The “Ah-Ha!” Stuff Comes Out
Then came “East” – what’s already working? People struggled here at first. Negativity was easy. But then someone mentioned the weekly coffee chat where the Devs and Designers actually talk directly. Everyone nodded. Another mentioned a shared task board we barely used but could be good. Slowly, we found small anchors. Onto ‘East’.

“West” was where it really started flowing. The blockers. Man, the floodgates opened. “Nobody reads the project updates.” “Too many meetings about meetings.” “X project constantly deprioritized.” “Sarah and Mike won’t talk to each other directly.” Sticky notes filled up the ‘West’ point fast. Seeing it all there, visually… no denying the issues.
We stood back looking at this messy compass. Felt… lighter, somehow? Just getting it all out on the wall, seeing it wasn’t just my frustrations? Huge. Then, instead of pointing fingers, we just picked one West point to tackle first – the “too many meetings” thing. Agreed to audit our standing meetings over the next week, ruthlessly cutting any that weren’t pulling their weight.
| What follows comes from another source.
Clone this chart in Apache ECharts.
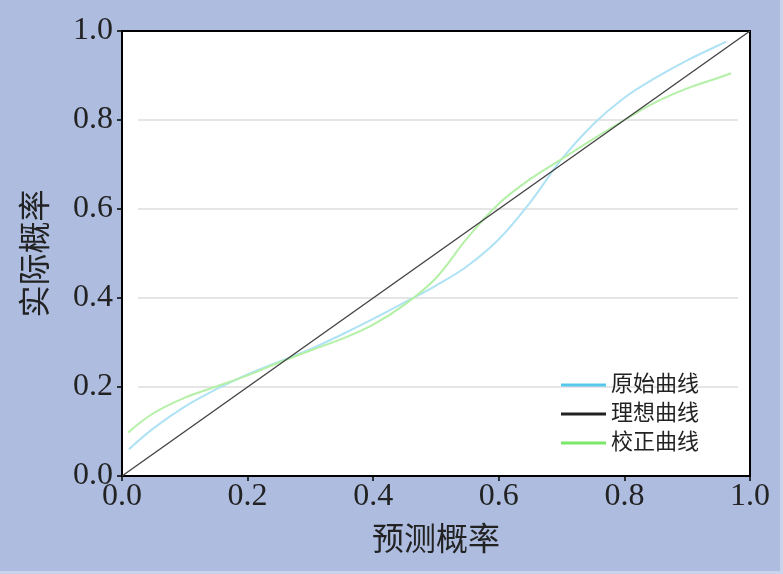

The Real Benefits We Actually Felt
This is the part I never expected, the key stuff that made it stick:
- Speed of Truth: That wall of sticky notes forced honesty in minutes, not weeks of guessing games. Nobody could deny the mood or the problems once it was staring us all in the face.
- Shared Pain (& Hope!): Seeing others felt stuck too killed the isolation. And seeing even small things helping (“East”) gave us little sparks of “Hey, we can build on this.”
- Focus, Finally: Instead of trying to boil the ocean, having that visual map let us pick one concrete West to attack. Small win, but tangible progress feels way better than big plans going nowhere.
- It’s a Human Thing: Seriously, moving sticky notes around felt stupid at first, but it’s way less scary than just talking into the void. Felt more like a group activity than a blame session.
We did this every couple of weeks after that first one. Updated the compass. Celebrated when a blocker moved from West to East (or even North!). Laughed a little more. Felt less stuck. Projects started inching forward. Was it magic? Hell no. Still had issues. But it gave us a simple, shared language and a real-time pulse check we didn’t have before. Honestly? It turned a bunch of grumbling individuals back into something that actually started feeling like a team trying to row in the same direction. Simple tool, huge impact when you just do it.